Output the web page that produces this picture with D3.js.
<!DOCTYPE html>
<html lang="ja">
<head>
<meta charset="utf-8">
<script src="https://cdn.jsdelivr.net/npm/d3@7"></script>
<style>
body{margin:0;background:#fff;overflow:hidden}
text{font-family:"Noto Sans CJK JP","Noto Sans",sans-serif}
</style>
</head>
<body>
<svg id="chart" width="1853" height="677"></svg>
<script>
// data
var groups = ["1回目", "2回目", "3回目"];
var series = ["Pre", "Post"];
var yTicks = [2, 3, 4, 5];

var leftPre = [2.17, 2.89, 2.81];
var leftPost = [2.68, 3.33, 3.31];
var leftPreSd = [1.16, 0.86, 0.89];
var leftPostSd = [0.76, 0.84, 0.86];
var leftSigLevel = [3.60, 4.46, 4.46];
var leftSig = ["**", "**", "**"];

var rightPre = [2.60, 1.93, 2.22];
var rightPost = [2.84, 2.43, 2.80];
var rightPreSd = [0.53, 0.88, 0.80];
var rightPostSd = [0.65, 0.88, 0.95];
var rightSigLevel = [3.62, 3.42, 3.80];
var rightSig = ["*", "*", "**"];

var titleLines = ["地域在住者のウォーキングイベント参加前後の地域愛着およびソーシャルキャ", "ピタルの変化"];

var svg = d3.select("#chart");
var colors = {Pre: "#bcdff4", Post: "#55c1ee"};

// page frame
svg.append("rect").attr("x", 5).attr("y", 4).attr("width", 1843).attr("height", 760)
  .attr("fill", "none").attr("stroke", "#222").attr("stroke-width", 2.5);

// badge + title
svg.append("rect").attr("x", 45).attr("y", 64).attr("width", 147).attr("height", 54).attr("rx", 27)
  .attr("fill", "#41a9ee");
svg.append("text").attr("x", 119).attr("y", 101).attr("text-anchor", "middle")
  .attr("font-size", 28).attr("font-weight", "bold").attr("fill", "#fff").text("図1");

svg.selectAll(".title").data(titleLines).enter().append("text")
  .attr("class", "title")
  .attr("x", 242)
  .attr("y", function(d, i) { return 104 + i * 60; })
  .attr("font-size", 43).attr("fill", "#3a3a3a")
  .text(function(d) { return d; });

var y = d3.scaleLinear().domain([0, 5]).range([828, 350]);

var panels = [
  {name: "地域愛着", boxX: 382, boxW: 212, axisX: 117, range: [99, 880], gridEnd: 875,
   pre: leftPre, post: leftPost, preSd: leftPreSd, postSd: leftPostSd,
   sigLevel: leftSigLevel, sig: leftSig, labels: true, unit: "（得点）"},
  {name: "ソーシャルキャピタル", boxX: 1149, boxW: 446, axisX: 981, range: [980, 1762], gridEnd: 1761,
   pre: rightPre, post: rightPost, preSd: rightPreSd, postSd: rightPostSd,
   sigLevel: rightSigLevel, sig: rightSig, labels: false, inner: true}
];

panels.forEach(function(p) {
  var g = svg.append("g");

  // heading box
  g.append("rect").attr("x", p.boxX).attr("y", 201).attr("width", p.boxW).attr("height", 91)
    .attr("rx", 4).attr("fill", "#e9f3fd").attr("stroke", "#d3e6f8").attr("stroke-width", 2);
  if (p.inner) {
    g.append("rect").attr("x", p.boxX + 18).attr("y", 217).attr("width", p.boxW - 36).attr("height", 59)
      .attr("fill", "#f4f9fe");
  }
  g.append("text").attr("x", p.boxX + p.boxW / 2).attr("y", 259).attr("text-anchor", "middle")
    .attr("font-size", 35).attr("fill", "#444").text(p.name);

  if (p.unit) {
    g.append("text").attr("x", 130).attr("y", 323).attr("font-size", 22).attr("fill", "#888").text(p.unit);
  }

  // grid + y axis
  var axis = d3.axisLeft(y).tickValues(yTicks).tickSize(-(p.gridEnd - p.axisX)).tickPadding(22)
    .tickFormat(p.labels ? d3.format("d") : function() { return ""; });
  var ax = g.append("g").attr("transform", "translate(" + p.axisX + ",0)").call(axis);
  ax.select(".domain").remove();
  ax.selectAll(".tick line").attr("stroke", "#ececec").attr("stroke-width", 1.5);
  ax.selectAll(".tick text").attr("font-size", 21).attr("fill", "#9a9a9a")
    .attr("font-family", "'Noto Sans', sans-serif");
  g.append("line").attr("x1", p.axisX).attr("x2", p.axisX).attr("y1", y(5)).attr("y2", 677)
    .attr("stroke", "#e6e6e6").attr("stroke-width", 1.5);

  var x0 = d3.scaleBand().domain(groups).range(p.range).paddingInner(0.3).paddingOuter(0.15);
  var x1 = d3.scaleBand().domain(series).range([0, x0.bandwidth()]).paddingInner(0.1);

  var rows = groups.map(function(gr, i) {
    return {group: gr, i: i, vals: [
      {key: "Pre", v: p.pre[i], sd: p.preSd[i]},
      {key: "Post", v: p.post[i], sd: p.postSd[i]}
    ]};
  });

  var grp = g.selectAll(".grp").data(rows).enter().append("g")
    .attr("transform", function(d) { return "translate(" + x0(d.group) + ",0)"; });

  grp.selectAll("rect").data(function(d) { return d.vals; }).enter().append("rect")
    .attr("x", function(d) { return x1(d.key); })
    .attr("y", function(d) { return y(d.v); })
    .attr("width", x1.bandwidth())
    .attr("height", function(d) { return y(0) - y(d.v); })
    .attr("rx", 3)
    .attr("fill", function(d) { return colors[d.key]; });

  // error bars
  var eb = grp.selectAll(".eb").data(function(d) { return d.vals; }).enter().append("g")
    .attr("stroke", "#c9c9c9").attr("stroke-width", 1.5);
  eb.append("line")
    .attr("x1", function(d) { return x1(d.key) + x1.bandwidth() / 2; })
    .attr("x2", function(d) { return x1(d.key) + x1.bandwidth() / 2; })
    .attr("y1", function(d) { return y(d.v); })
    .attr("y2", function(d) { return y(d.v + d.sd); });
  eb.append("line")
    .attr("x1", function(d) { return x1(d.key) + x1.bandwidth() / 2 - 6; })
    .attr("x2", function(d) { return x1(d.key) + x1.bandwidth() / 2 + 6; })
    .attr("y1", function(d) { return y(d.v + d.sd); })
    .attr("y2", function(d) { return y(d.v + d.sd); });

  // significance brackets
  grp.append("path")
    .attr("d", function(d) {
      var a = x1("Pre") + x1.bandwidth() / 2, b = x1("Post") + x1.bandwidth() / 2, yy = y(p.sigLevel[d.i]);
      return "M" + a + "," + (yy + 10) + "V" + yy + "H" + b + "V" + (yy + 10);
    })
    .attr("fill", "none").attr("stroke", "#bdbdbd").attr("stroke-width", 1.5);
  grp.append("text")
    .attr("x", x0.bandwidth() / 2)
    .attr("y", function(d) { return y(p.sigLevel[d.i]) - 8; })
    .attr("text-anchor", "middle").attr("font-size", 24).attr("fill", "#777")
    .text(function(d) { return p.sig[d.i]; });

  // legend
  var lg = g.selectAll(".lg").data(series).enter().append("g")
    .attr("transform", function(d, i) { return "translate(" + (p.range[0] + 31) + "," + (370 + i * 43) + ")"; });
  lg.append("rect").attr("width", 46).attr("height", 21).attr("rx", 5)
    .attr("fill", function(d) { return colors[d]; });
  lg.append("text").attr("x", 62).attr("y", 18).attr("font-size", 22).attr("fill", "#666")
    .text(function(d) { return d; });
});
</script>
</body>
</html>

········

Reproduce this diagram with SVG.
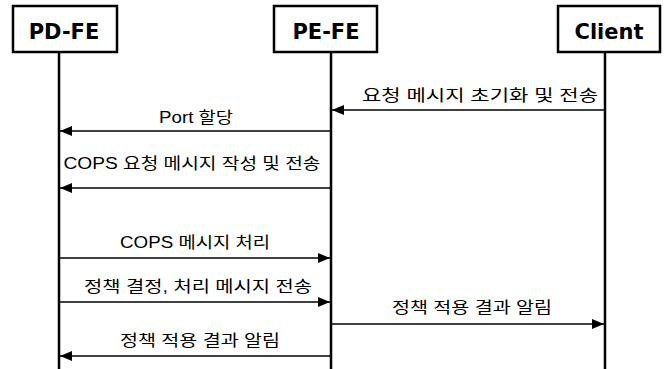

········

__Stated goal__: Copy out precisely the lines from the line with "Output the web" to the line with "var y = d3.scaleLinear().domain([0, 5]).range([828, 350]);" in the material above, including those two lines and omitting all the rest.

__Solution__:
Output the web page that produces this picture with D3.js.
<!DOCTYPE html>
<html lang="ja">
<head>
<meta charset="utf-8">
<script src="https://cdn.jsdelivr.net/npm/d3@7"></script>
<style>
body{margin:0;background:#fff;overflow:hidden}
text{font-family:"Noto Sans CJK JP","Noto Sans",sans-serif}
</style>
</head>
<body>
<svg id="chart" width="1853" height="677"></svg>
<script>
// data
var groups = ["1回目", "2回目", "3回目"];
var series = ["Pre", "Post"];
var yTicks = [2, 3, 4, 5];

var leftPre = [2.17, 2.89, 2.81];
var leftPost = [2.68, 3.33, 3.31];
var leftPreSd = [1.16, 0.86, 0.89];
var leftPostSd = [0.76, 0.84, 0.86];
var leftSigLevel = [3.60, 4.46, 4.46];
var leftSig = ["**", "**", "**"];

var rightPre = [2.60, 1.93, 2.22];
var rightPost = [2.84, 2.43, 2.80];
var rightPreSd = [0.53, 0.88, 0.80];
var rightPostSd = [0.65, 0.88, 0.95];
var rightSigLevel = [3.62, 3.42, 3.80];
var rightSig = ["*", "*", "**"];

var titleLines = ["地域在住者のウォーキングイベント参加前後の地域愛着およびソーシャルキャ", "ピタルの変化"];

var svg = d3.select("#chart");
var colors = {Pre: "#bcdff4", Post: "#55c1ee"};

// page frame
svg.append("rect").attr("x", 5).attr("y", 4).attr("width", 1843).attr("height", 760)
  .attr("fill", "none").attr("stroke", "#222").attr("stroke-width", 2.5);

// badge + title
svg.append("rect").attr("x", 45).attr("y", 64).attr("width", 147).attr("height", 54).attr("rx", 27)
  .attr("fill", "#41a9ee");
svg.append("text").attr("x", 119).attr("y", 101).attr("text-anchor", "middle")
  .attr("font-size", 28).attr("font-weight", "bold").attr("fill", "#fff").text("図1");

svg.selectAll(".title").data(titleLines).enter().append("text")
  .attr("class", "title")
  .attr("x", 242)
  .attr("y", function(d, i) { return 104 + i * 60; })
  .attr("font-size", 43).attr("fill", "#3a3a3a")
  .text(function(d) { return d; });

var y = d3.scaleLinear().domain([0, 5]).range([828, 350]);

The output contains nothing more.